In an ideal world, every client would feel like they are the most important relationship in your business. For many female business owners, especially those building companies in competitive and fast-moving environments, this instinct to nurture and over-deliver is a powerful strength. Yet sustainable success also requires strategic balance: while service excellence is non-negotiable, over-reliance on a handful of clients can quietly limit growth and create unnecessary vulnerability.
The real question is not whether to prioritise existing clients or focus on acquiring new ones, but how to do both with intention and confidence. How do we continue to delight the clients who already trust us, while also creating space to expand, diversify, and future-proof our businesses?
For women entrepreneurs in particular, this often means shifting from doing everything personally to working more strategically on the business, choosing where your time creates the greatest long-term value.
The Pareto Principle offers a powerful lens: 20% of your actions often generate 80% of your results, and 80% of profits typically come from 20% of your clients.

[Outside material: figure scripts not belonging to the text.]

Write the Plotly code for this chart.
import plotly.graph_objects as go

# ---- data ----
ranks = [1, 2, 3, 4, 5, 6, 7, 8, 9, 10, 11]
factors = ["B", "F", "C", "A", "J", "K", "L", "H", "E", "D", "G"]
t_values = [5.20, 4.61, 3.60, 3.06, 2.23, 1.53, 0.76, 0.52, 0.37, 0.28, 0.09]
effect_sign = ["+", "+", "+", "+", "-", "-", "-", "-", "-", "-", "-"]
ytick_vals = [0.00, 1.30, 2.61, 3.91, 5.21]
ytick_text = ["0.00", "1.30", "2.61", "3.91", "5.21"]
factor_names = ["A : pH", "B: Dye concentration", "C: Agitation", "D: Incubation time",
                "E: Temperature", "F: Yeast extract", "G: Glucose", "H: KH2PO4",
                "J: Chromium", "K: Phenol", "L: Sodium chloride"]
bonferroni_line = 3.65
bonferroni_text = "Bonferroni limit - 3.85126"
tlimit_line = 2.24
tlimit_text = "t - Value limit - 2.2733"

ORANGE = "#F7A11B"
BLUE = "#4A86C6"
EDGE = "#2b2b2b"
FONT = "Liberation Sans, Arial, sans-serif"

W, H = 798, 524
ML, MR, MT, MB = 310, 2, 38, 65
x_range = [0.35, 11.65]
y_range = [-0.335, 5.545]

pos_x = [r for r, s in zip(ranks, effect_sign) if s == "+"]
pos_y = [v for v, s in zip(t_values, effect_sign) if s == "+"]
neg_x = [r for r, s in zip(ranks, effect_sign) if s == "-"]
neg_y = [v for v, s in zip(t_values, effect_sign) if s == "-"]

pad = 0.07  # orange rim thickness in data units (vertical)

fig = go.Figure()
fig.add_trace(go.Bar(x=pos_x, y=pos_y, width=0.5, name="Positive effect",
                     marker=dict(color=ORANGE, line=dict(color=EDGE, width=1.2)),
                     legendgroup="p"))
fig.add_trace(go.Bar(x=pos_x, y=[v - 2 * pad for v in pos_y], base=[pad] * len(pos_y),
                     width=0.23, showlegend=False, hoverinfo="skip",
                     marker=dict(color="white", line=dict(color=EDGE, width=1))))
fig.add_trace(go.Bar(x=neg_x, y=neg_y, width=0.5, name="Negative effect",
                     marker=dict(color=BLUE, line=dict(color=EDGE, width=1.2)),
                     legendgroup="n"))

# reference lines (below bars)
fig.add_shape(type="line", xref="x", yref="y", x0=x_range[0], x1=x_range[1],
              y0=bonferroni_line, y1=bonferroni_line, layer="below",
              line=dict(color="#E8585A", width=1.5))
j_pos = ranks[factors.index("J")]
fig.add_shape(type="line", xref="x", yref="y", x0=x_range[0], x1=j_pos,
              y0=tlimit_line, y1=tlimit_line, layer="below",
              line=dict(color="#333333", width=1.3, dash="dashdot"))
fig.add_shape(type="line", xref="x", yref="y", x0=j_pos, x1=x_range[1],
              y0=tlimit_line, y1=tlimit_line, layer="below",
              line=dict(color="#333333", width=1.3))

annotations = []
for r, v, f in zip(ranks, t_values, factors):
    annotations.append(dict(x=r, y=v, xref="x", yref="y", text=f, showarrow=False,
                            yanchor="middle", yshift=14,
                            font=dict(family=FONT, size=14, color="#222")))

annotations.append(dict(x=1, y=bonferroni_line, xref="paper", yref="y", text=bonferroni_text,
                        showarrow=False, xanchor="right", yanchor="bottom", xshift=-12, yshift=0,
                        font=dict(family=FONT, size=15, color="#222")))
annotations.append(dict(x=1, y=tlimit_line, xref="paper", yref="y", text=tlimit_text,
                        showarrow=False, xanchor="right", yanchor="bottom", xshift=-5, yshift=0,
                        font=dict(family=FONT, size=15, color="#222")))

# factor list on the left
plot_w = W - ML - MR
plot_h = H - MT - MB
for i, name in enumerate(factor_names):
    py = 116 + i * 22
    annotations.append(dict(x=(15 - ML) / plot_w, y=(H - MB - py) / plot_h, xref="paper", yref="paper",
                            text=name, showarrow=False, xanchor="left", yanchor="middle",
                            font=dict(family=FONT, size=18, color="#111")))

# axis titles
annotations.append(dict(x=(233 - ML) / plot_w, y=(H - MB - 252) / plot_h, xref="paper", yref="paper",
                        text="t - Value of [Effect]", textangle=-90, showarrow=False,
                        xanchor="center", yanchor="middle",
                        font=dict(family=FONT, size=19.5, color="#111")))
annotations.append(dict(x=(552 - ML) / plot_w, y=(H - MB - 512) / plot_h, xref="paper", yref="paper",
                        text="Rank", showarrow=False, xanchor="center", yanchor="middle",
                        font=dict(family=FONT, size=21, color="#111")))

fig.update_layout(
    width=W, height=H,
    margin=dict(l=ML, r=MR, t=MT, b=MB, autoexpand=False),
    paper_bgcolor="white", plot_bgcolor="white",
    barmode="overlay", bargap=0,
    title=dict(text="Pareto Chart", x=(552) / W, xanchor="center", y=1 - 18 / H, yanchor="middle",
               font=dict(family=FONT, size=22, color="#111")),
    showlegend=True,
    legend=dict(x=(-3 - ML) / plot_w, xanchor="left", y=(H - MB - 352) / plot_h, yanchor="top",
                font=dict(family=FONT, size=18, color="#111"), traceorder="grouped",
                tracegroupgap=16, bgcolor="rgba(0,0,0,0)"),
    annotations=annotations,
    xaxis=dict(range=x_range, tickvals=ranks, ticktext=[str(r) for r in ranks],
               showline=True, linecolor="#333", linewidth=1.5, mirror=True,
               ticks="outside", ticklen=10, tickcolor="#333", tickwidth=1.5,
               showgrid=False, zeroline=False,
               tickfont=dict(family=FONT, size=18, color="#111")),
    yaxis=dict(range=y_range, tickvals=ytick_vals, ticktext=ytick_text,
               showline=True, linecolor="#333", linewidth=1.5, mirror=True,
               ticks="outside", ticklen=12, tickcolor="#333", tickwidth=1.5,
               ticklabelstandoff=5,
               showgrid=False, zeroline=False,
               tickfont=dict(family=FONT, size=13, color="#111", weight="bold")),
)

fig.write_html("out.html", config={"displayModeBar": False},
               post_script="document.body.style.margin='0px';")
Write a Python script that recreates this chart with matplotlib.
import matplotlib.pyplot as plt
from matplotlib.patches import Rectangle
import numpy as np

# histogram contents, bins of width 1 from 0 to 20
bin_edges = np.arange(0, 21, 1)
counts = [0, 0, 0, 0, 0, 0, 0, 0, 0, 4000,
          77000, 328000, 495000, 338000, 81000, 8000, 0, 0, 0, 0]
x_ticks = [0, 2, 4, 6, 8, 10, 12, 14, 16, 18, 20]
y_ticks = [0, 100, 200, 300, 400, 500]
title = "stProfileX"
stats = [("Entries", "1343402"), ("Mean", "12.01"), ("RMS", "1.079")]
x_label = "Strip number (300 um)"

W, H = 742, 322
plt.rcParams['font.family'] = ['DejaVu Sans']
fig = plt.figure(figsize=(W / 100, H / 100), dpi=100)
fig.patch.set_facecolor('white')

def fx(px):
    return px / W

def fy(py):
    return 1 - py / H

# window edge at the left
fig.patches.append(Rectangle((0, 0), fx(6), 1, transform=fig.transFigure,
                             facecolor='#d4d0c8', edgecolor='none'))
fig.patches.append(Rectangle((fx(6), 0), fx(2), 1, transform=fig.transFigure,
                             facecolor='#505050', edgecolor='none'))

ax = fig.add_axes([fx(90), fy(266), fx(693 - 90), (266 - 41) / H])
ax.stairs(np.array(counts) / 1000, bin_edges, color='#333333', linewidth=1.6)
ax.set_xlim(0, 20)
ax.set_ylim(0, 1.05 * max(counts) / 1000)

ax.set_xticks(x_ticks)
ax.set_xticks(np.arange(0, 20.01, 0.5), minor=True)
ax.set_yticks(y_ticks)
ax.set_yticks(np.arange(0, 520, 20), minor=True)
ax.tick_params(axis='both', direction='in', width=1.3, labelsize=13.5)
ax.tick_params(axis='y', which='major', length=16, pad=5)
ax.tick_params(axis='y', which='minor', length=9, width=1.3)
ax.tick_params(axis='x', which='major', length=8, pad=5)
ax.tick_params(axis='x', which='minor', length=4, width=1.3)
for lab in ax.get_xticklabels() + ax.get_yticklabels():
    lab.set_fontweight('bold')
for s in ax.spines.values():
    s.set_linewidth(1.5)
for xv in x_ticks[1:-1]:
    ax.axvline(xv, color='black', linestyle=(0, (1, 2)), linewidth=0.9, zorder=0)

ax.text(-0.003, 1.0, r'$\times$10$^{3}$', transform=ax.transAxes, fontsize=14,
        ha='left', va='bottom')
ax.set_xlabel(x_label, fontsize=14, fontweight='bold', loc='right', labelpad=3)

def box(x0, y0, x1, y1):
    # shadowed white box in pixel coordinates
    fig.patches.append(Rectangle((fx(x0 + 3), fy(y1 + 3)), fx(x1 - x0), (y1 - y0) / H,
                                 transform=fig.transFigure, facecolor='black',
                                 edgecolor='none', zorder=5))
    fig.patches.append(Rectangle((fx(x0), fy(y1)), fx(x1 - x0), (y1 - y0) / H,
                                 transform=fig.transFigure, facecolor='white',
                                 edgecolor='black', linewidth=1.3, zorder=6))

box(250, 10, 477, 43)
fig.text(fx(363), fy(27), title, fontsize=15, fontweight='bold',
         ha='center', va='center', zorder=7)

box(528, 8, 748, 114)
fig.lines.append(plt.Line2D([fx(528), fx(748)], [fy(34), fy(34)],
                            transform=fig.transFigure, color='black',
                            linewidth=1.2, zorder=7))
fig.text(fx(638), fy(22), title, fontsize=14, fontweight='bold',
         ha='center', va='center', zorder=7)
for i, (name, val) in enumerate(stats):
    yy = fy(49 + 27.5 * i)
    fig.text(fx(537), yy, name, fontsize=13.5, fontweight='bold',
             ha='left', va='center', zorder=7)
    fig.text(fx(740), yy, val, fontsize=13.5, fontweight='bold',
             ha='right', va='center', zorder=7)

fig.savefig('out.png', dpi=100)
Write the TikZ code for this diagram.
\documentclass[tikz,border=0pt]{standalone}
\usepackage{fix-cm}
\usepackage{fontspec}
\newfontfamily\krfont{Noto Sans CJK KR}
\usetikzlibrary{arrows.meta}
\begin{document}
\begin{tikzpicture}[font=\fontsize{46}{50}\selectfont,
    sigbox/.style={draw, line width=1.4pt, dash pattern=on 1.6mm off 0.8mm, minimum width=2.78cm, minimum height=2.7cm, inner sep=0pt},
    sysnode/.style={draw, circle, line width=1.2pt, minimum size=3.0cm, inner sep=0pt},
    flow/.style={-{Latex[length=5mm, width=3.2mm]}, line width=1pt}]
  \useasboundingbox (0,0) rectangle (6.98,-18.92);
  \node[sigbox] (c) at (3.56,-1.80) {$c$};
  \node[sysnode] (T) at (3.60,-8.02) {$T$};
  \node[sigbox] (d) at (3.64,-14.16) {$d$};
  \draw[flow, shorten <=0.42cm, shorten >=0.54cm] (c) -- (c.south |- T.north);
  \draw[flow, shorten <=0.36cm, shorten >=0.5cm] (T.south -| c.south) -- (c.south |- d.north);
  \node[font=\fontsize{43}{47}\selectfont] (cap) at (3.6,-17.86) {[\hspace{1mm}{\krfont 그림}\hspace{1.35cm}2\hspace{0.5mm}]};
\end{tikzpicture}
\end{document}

Success, therefore, is not about being constantly busy or available, but about being intentional, focused, and courageous enough to prioritise what truly drives growth. For female business owners building legacy-driven businesses, the goal is not just to work harder, but to work smarter, scale sustainably, and protect both impact and independence.
So, the three steps to high-impact client care:
- Nurture: Which clients are most valuable to us, and why? Apply your energy to nurture profitable, long-term relationships and those that are a joy to work with
- Let go: Let go of clients that are energy draining for little return, and those that pay late, or not at all.
- Delight: Increase actions that delight your valued clients. If a personal phone call with your client builds trust more than an impersonal survey, increase the calls and reduce the survey
And three steps to successful client building:
- Identify: Use data insights (your own experience and market research) to find ideal clients.
- Qualify: Not everyone is your client! Look for “The MAN” – those who have the Money, the Authority to buy, and the Need for your products. Target them and stay away from the rest.
- Action: Increase successful sales with targeted actions. Focus energy on opportunities that are a match for your niche business. Pick’n Pay might run blanket adverts to a national audience, but you want only to target those who are a match for what you sell.
So yes, we must both delight our current clients and build new ones. The skill is getting the balance right and being effective with the time and resources we have. How much time and energy do YOU give to caring for the old and bringing in the new?